How to make the most out of your side-hustle come tax season

Tax season can seem like punishment for businesses or freelancers if you don't plan ahead.

How to make the most out of your side-hustle come tax season

Written by Devon Murphy for the CBC Radio-Canada blog, Tuesday, March 14, 2017

While being self-employed often means having the freedom to do things your own way, tax season can feel like a punishment to the side hustler. Full-timers have the luxury of handing in a simple T4 and likely collecting a sweet return — easy!

Things aren’t so simple for small business owners and freelancers.

Chad Saikaley is a tax partner with GGFL Chartered Professional Accountants based in Ottawa. And even though he knows all the tricks, he still feels your pain. “I have to do it myself, so I know the feeling,” says Saikaley.

Luckily, there’s lots you can do to stay on top of your finances to make your life, or the life of your accountant, a whole lot easier. Here are some common misconceptions, and a few helpful tips to get you through tax season.

You can’t just claim everything

Being self-employed doesn’t mean you get to write-off every lunch with friends as a “business meal.” Far from it. In fact, anything you claim as an expense is only deductible if it was necessary for you to earn that income.

“People think they can throw in a whole bunch of unsupported expenses,” says Saikaley. “But they have to be supportable and reasonable.”

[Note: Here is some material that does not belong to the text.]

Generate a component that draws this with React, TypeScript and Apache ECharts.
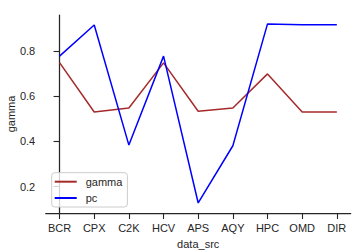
import React, { useEffect, useRef } from "react";
import * as echarts from "echarts";

const categories = ["BCR", "CPX", "C2K", "HCV", "APS", "AQY", "HPC", "OMD", "DIR"];
const gammaValues = [0.75, 0.531, 0.549, 0.749, 0.534, 0.549, 0.70, 0.531, 0.531];
const pcValues = [0.779, 0.917, 0.384, 0.779, 0.127, 0.381, 0.922, 0.918, 0.918];
const yTicks = [0.2, 0.4, 0.6, 0.8];

const FONT = "'Liberation Sans', Arial, Helvetica, sans-serif";
const INK = "#262626";

export default function App() {
  const ref = useRef<HTMLDivElement>(null);
  useEffect(() => {
    if (!ref.current) return;
    const chart = echarts.init(ref.current, undefined, { renderer: "svg" });
    const xTicks = categories.map((_, i) => i);
    chart.setOption({
      animation: false,
      backgroundColor: "#ffffff",
      textStyle: { fontFamily: FONT },
      grid: { left: 45.7, right: 11.3, top: 15, bottom: 37, containLabel: false, outerBoundsMode: "none" },
      xAxis: {
        type: "value",
        min: -0.4,
        max: categories.length - 1 + 0.4,
        name: "data_src",
        nameLocation: "middle",
        nameGap: 25,
        nameMoveOverlap: false,
        nameTextStyle: { fontSize: 11, color: INK, fontFamily: FONT },
        axisLine: { show: true, lineStyle: { color: INK, width: 1.25 } },
        axisTick: { show: true, length: 6, customValues: xTicks, lineStyle: { color: INK, width: 1.1 } },
        axisLabel: {
          customValues: xTicks,
          margin: 9,
          fontSize: 11,
          color: INK,
          fontFamily: FONT,
          formatter: (v: number) => categories[Math.round(v)] ?? "",
        },
        splitLine: { show: false },
      },
      yAxis: {
        type: "value",
        min: 0.0825,
        max: 0.9615,
        name: "gamma",
        nameLocation: "middle",
        nameGap: 29,
        nameMoveOverlap: false,
        nameTextStyle: { fontSize: 11, color: INK, fontFamily: FONT },
        axisLine: { show: true, lineStyle: { color: INK, width: 1.25 } },
        axisTick: { show: true, length: 6, customValues: yTicks, lineStyle: { color: INK, width: 1.1 } },
        axisLabel: {
          customValues: yTicks,
          margin: 10.5,
          fontSize: 11,
          color: INK,
          fontFamily: FONT,
          formatter: (v: number) => v.toFixed(1),
        },
        splitLine: { show: false },
      },
      legend: {
        orient: "vertical",
        left: 51.7,
        top: 172.7,
        padding: [2, 5, 2, 3],
        itemGap: 2.3,
        itemWidth: 22,
        itemHeight: 2,
        icon: "rect",
        borderColor: "#cccccc",
        borderWidth: 1,
        borderRadius: 3,
        backgroundColor: "rgba(255,255,255,0.8)",
        textStyle: { fontSize: 11, color: INK, fontFamily: FONT, lineHeight: 14, padding: [0, 0, 0, 4] },
        data: ["gamma", "pc"],
      },
      series: [
        {
          name: "gamma",
          type: "line",
          symbol: "none",
          color: "#a52a2a",
          lineStyle: { color: "#a52a2a", width: 1.5 },
          data: gammaValues.map((v, i) => [i, v]),
        },
        {
          name: "pc",
          type: "line",
          symbol: "none",
          color: "#0000ff",
          lineStyle: { color: "#0000ff", width: 1.5 },
          data: pcValues.map((v, i) => [i, v]),
        },
      ],
    });
    return () => chart.dispose();
  }, []);
  return (
    <div
      ref={ref}
      style={{ position: "absolute", left: 0, top: 0, width: 362, height: 250 }}
    />
  );
}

And while the ability to claim expenses is one of the few perks of self-employed taxes, the CRA is on the lookout for anything that stands out as being a little too good to be true. “Large variances in a given expense category may attract attention,” says Saikaley.

So don’t go wild with your credit card thinking you’ll get the money for those new shoes back later.

But you can claim this

The one thing self-employed people can lord over their T4-wielding friends is the ability to claim expenses.

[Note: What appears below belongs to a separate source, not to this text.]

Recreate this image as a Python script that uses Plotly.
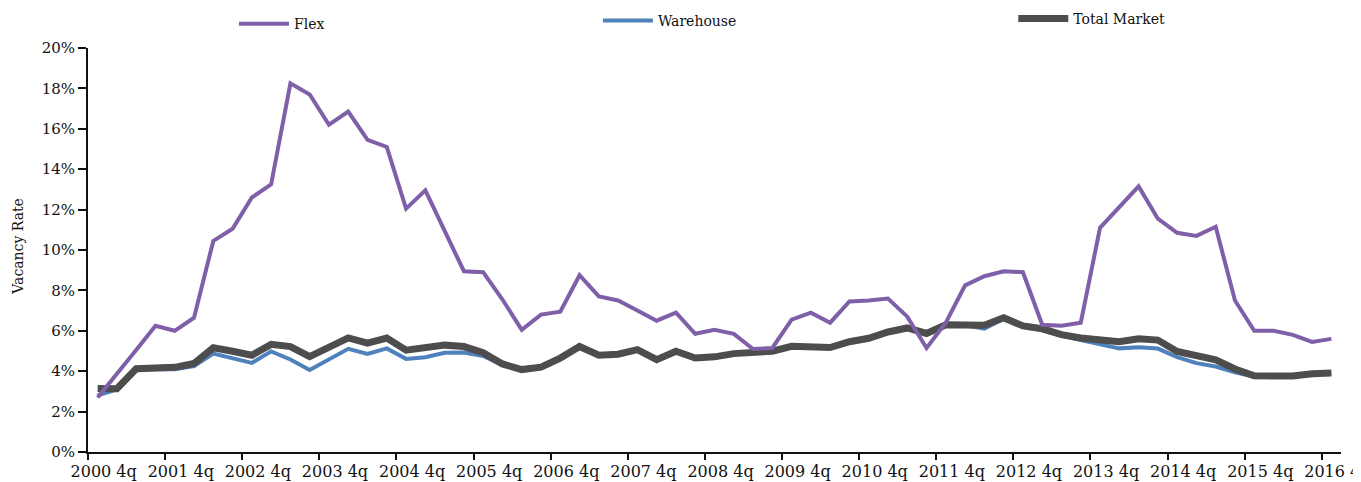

If you have the supporting documents, you can claim a portion of your rent, your office supplies, travel, and car expenses, among other things. Saikaley recommends checking out the CRA’s Form T2125 for some common expenses.

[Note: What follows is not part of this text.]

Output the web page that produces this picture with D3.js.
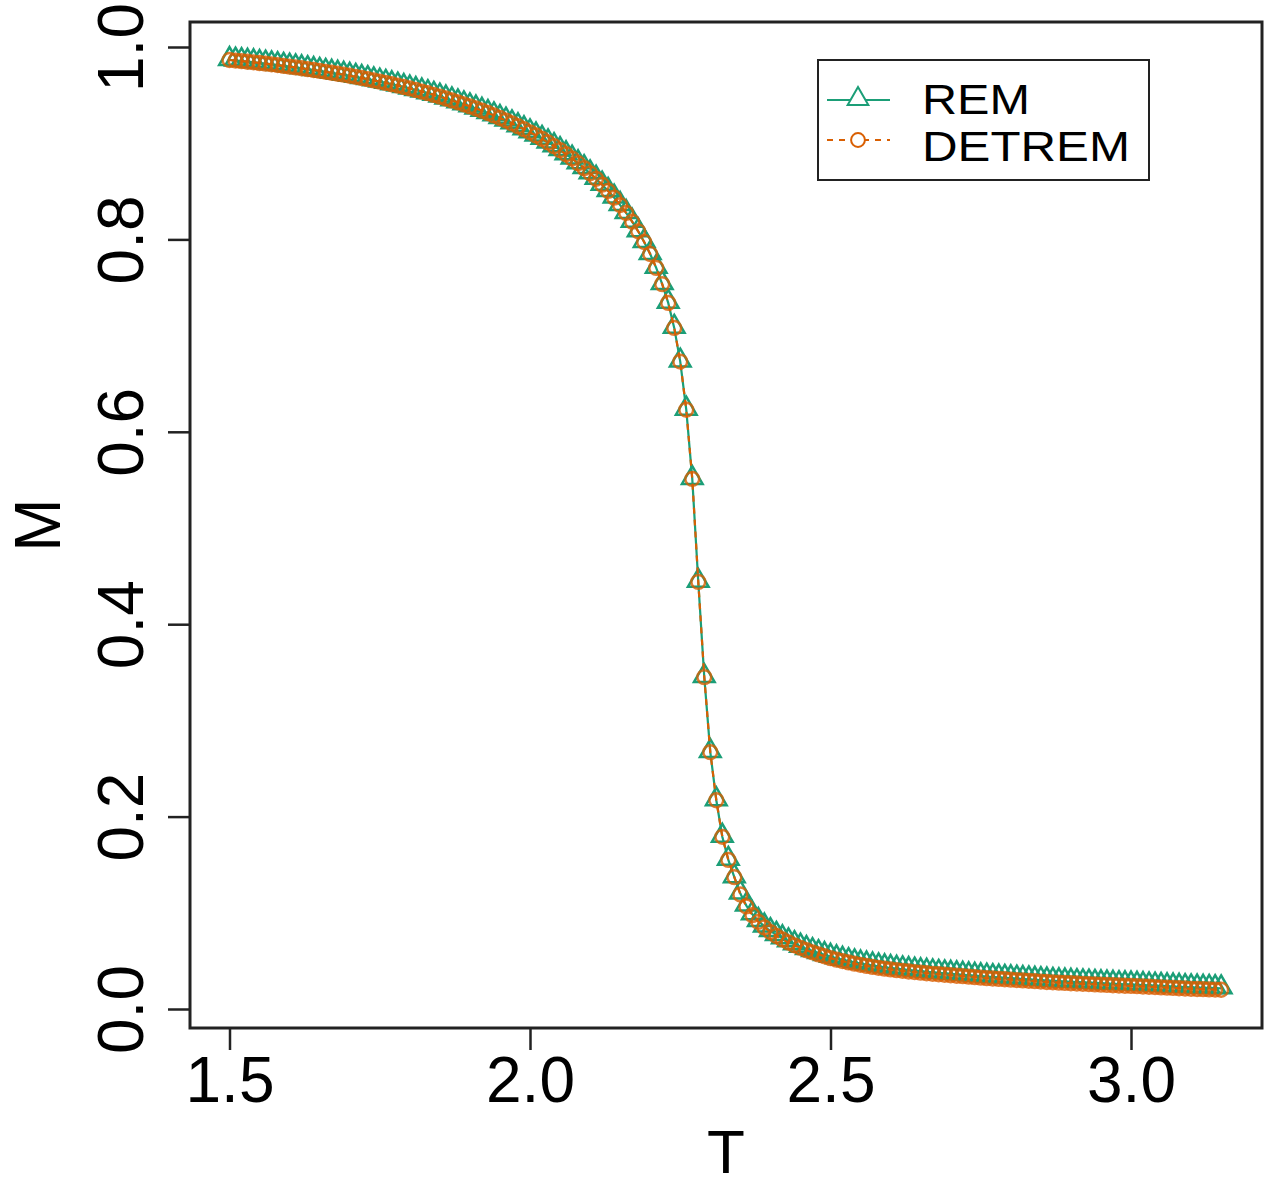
<!DOCTYPE html>
<html>
<head>
<meta charset="utf-8">
<script src="https://cdn.jsdelivr.net/npm/d3@7"></script>
<style>
  html, body { margin: 0; padding: 0; background: #ffffff; }
  svg { display: block; }
  text { font-family: "Liberation Sans", Arial, Helvetica, sans-serif; fill: #000; }
</style>
</head>
<body>
<svg id="chart" width="1272" height="1188"></svg>
<script>
// ---- data ----
const temperature = [
  1.50,1.51,1.52,1.53,1.54,1.55,1.56,1.57,1.58,1.59,
  1.60,1.61,1.62,1.63,1.64,1.65,1.66,1.67,1.68,1.69,
  1.70,1.71,1.72,1.73,1.74,1.75,1.76,1.77,1.78,1.79,
  1.80,1.81,1.82,1.83,1.84,1.85,1.86,1.87,1.88,1.89,
  1.90,1.91,1.92,1.93,1.94,1.95,1.96,1.97,1.98,1.99,
  2.00,2.01,2.02,2.03,2.04,2.05,2.06,2.07,2.08,2.09,
  2.10,2.11,2.12,2.13,2.14,2.15,2.16,2.17,2.18,2.19,
  2.20,2.21,2.22,2.23,2.24,2.25,2.26,2.27,2.28,2.29,
  2.30,2.31,2.32,2.33,2.34,2.35,2.36,2.37,2.38,2.39,
  2.40,2.41,2.42,2.43,2.44,2.45,2.46,2.47,2.48,2.49,
  2.50,2.51,2.52,2.53,2.54,2.55,2.56,2.57,2.58,2.59,
  2.60,2.61,2.62,2.63,2.64,2.65,2.66,2.67,2.68,2.69,
  2.70,2.71,2.72,2.73,2.74,2.75,2.76,2.77,2.78,2.79,
  2.80,2.81,2.82,2.83,2.84,2.85,2.86,2.87,2.88,2.89,
  2.90,2.91,2.92,2.93,2.94,2.95,2.96,2.97,2.98,2.99,
  3.00,3.01,3.02,3.03,3.04,3.05,3.06,3.07,3.08,3.09,
  3.10,3.11,3.12,3.13,3.14,3.15
];

const remM = [
  0.9865,0.9859,0.9853,0.9847,0.9841,0.9834,0.9827,0.9820,0.9812,0.9804,
  0.9796,0.9788,0.9779,0.9770,0.9761,0.9752,0.9742,0.9732,0.9722,0.9712,
  0.9701,0.9690,0.9678,0.9666,0.9653,0.9640,0.9627,0.9613,0.9599,0.9584,
  0.9569,0.9553,0.9537,0.9520,0.9502,0.9484,0.9465,0.9445,0.9425,0.9404,
  0.9383,0.9361,0.9338,0.9314,0.9289,0.9262,0.9235,0.9206,0.9176,0.9145,
  0.9113,0.9080,0.9045,0.9008,0.8969,0.8928,0.8885,0.8840,0.8792,0.8741,
  0.8687,0.8630,0.8569,0.8504,0.8434,0.8357,0.8275,0.8184,0.8084,0.7973,
  0.7848,0.7704,0.7535,0.7340,0.7080,0.6730,0.6230,0.5510,0.4440,0.3450,
  0.2670,0.2170,0.1790,0.1550,0.1370,0.1200,0.1075,0.0985,0.0915,0.0858,
  0.0810,0.0770,0.0735,0.0703,0.0674,0.0648,0.0624,0.0602,0.0581,0.0561,
  0.0543,0.0527,0.0512,0.0498,0.0485,0.0473,0.0462,0.0452,0.0443,0.0434,
  0.0426,0.0419,0.0412,0.0405,0.0399,0.0393,0.0387,0.0381,0.0376,0.0371,
  0.0366,0.0361,0.0356,0.0351,0.0346,0.0341,0.0336,0.0332,0.0328,0.0324,
  0.0320,0.0316,0.0312,0.0308,0.0304,0.0300,0.0296,0.0292,0.0289,0.0286,
  0.0283,0.0280,0.0277,0.0274,0.0271,0.0268,0.0265,0.0262,0.0259,0.0257,
  0.0255,0.0252,0.0249,0.0246,0.0243,0.0240,0.0237,0.0234,0.0231,0.0228,
  0.0225,0.0223,0.0221,0.0219,0.0217,0.0215
];

const detremM = [
  0.9865,0.9859,0.9853,0.9847,0.9841,0.9834,0.9827,0.9820,0.9812,0.9804,
  0.9796,0.9788,0.9779,0.9770,0.9761,0.9752,0.9742,0.9732,0.9722,0.9712,
  0.9701,0.9690,0.9678,0.9666,0.9653,0.9640,0.9627,0.9613,0.9599,0.9584,
  0.9569,0.9553,0.9537,0.9520,0.9502,0.9484,0.9465,0.9445,0.9425,0.9404,
  0.9383,0.9361,0.9338,0.9314,0.9289,0.9262,0.9235,0.9206,0.9176,0.9145,
  0.9113,0.9080,0.9045,0.9008,0.8969,0.8928,0.8885,0.8840,0.8792,0.8741,
  0.8687,0.8630,0.8569,0.8504,0.8434,0.8357,0.8275,0.8184,0.8084,0.7973,
  0.7848,0.7704,0.7535,0.7340,0.7080,0.6730,0.6230,0.5510,0.4440,0.3450,
  0.2670,0.2170,0.1790,0.1550,0.1370,0.1190,0.1066,0.0976,0.0905,0.0848,
  0.0800,0.0759,0.0723,0.0691,0.0662,0.0636,0.0611,0.0589,0.0568,0.0548,
  0.0529,0.0513,0.0498,0.0484,0.0471,0.0459,0.0448,0.0438,0.0428,0.0419,
  0.0411,0.0404,0.0397,0.0390,0.0384,0.0378,0.0372,0.0366,0.0361,0.0356,
  0.0351,0.0346,0.0341,0.0336,0.0331,0.0326,0.0321,0.0317,0.0313,0.0309,
  0.0305,0.0301,0.0297,0.0293,0.0289,0.0285,0.0281,0.0277,0.0274,0.0271,
  0.0268,0.0265,0.0262,0.0259,0.0256,0.0253,0.0250,0.0247,0.0244,0.0242,
  0.0240,0.0237,0.0234,0.0231,0.0228,0.0225,0.0222,0.0219,0.0216,0.0213,
  0.0210,0.0208,0.0206,0.0204,0.0202,0.0200
];

const xTicks = [1.5, 2.0, 2.5, 3.0];
const xTickLabels = ["1.5", "2.0", "2.5", "3.0"];
const yTicks = [0.0, 0.2, 0.4, 0.6, 0.8, 1.0];
const yTickLabels = ["0.0", "0.2", "0.4", "0.6", "0.8", "1.0"];
const seriesNames = ["REM", "DETREM"];
const seriesColors = ["#1B9E77", "#D95F02"];

// ---- layout ----
const box = { left: 190, right: 1262, top: 22, bottom: 1028 };
const svg = d3.select("#chart");

const x = d3.scaleLinear().domain([1.5, 3.0]).range([229.5, 1131]);
const y = d3.scaleLinear().domain([0, 1]).range([1009, 47]);

// plot box
svg.append("rect")
  .attr("x", box.left).attr("y", box.top)
  .attr("width", box.right - box.left).attr("height", box.bottom - box.top)
  .attr("fill", "none").attr("stroke", "#222").attr("stroke-width", 3);

// x axis
const xAxis = d3.axisBottom(x).tickValues(xTicks)
  .tickFormat((d, i) => xTickLabels[i]).tickSize(22).tickSizeOuter(0);
const gx = svg.append("g").attr("transform", `translate(0,${box.bottom})`).call(xAxis);
gx.select(".domain").remove();
gx.selectAll(".tick line").attr("stroke", "#222").attr("stroke-width", 2.5);
gx.selectAll(".tick text")
  .attr("y", 0).attr("dy", null)
  .attr("transform", "translate(0,74)")
  .style("font-size", "64px")
  .style("font-family", '"Liberation Sans", Arial, sans-serif')
  .attr("fill", "#000");

// y axis
const yAxis = d3.axisLeft(y).tickValues(yTicks)
  .tickFormat((d, i) => yTickLabels[i]).tickSize(22).tickSizeOuter(0);
const gy = svg.append("g").attr("transform", `translate(${box.left},0)`).call(yAxis);
gy.select(".domain").remove();
gy.selectAll(".tick line").attr("stroke", "#222").attr("stroke-width", 2.5);
gy.selectAll(".tick text")
  .attr("x", 0).attr("dy", null)
  .attr("text-anchor", "middle")
  .attr("transform", "translate(-47,0) rotate(-90)")
  .style("font-size", "64px")
  .style("font-family", '"Liberation Sans", Arial, sans-serif')
  .attr("fill", "#000");

// axis titles
svg.append("text")
  .attr("x", (box.left + box.right) / 2).attr("y", 1173)
  .attr("text-anchor", "middle").style("font-size", "62px").text("T");
svg.append("text")
  .attr("transform", `translate(60,${(box.top + box.bottom) / 2}) rotate(-90)`)
  .attr("text-anchor", "middle").style("font-size", "64px").text("M");

// ---- series ----
const remData = temperature.map((t, i) => ({ t, m: remM[i] }));
const detData = temperature.map((t, i) => ({ t, m: detremM[i] }));

const line = d3.line().x(d => x(d.t)).y(d => y(d.m));

const tri = d3.symbol().type(d3.symbolTriangle).size(185);
const circ = d3.symbol().type(d3.symbolCircle).size(150);

const gPlot = svg.append("g");

// REM
gPlot.append("path").datum(remData)
  .attr("d", line).attr("fill", "none")
  .attr("stroke", seriesColors[0]).attr("stroke-width", 2.2);
gPlot.append("g").selectAll("path").data(remData).join("path")
  .attr("d", tri)
  .attr("transform", d => `translate(${x(d.t)},${y(d.m) - 1})`)
  .attr("fill", "none").attr("stroke", seriesColors[0]).attr("stroke-width", 2.5);

// DETREM
gPlot.append("path").datum(detData)
  .attr("d", line).attr("fill", "none")
  .attr("stroke", seriesColors[1]).attr("stroke-width", 2.2)
  .attr("stroke-dasharray", "6,6");
gPlot.append("g").selectAll("path").data(detData).join("path")
  .attr("d", circ)
  .attr("transform", d => `translate(${x(d.t)},${y(d.m)})`)
  .attr("fill", "none").attr("stroke", seriesColors[1]).attr("stroke-width", 2.5)
  .attr("stroke-opacity", 0.8);

// ---- legend ----
const lg = svg.append("g");
lg.append("rect")
  .attr("x", 818).attr("y", 60).attr("width", 331).attr("height", 120)
  .attr("fill", "#fff").attr("stroke", "#222").attr("stroke-width", 2);

const legendRows = [100, 140];
// REM row
lg.append("line").attr("x1", 827).attr("x2", 890)
  .attr("y1", legendRows[0]).attr("y2", legendRows[0])
  .attr("stroke", seriesColors[0]).attr("stroke-width", 2);
lg.append("path").attr("d", tri)
  .attr("transform", `translate(858,${legendRows[0] - 1})`)
  .attr("fill", "#fff").attr("stroke", seriesColors[0]).attr("stroke-width", 2);
// DETREM row
lg.append("line").attr("x1", 827).attr("x2", 890)
  .attr("y1", legendRows[1]).attr("y2", legendRows[1])
  .attr("stroke", seriesColors[1]).attr("stroke-width", 2)
  .attr("stroke-dasharray", "6,6");
lg.append("path").attr("d", circ)
  .attr("transform", `translate(858,${legendRows[1]})`)
  .attr("fill", "#fff").attr("stroke", seriesColors[1]).attr("stroke-width", 2);

const legendWidths = [108, 208];
const legendBaselines = [114, 161];
seriesNames.forEach((name, i) => {
  lg.append("text")
    .attr("x", 922).attr("y", legendBaselines[i])
    .style("font-size", "42px")
    .attr("textLength", legendWidths[i])
    .attr("lengthAdjust", "spacingAndGlyphs")
    .text(name);
});
</script>
</body>
</html>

However, for the most common expenses, the amount claimed must be proportional to its relevance to your work — meaning you can’t just send off your monthly internet bill and expect to get the whole amount back.

If your office is in your basement and you’re doing renovations, you can’t claim the whole reno as an office expense — just a portion related to the square footage of your working space. But any renovations specifically geared towards your office space can be claimed 100 per cent, including things like blinds and office furniture. Same with paying for parking if you drive to a business meeting.

The key word here is reasonable.

Sufficient support

If you’re going to make claims, you have to be able to back them up.

Depending on the expense, you’re going to want a paper trail — in most cases on actual paper.

“Credit card statements are not sufficient according to the CRA,” says Saikaley. Even though we’re living in an increasingly paperless world, the government doesn’t much care for your smartphone photos of crumpled paper.

“Ideally, you keep all original receipts,” says Saikaley, though the CRA has recently come out and said that, “Generally, you must keep originals of your paper documents. However, you can produce electronic images of these documents, known as imaging.”

There are also higher risk areas for claiming — like car and home office expenses — where you’ll want your proof of purchase to be airtight. If you claim anything to do with your vehicle, Saikaley suggests keeping a log for all business-related trips, including information like date, destination, who you’re meeting, and number of kilometres travelled.

Set the money aside

One of the great traps of the self-employed is the fact that no one is withholding your tax money for you — you need to save it yourself.

If you don’t want a shock at the end of the fiscal year, you’d do well to put your money aside each month.

“Tax time comes and people are shocked at what they owe,” says Saikaley. “I find people view it as another source of cash they can use toward expenses.” Not so. You’re basically borrowing that money from the government, so take good care of it.

Some people even go so far as to create an entirely different bank account where they store their tax money away from themselves.

And don’t forget, self-employed people must pay both employer and employee Canadian Pension Plan contributions, which for 2016 maxes out at about $5000.

Plan ahead, and set aside.

Stay organized

It’s never too late to get organized.

If you’re getting anxiety just reading this, start small. Gather all the receipts you can find, and create a spreadsheet for yourself with your expense information. Track everything and sum it up at the bottom as a first step.

Saikaley recommends bookkeeping software for a simple way to keep all your information together over the course of a year.

He says the easiest clients are ones who are organized, who don’t procrastinate, and who understand the importance of staying on top of your taxes. “The last thing you want is to have a bad experience with a CRA audit,” Saikaley says.

So dust off that accordion folder and start saving receipts for next year — it’s not too late to get on top of your finances!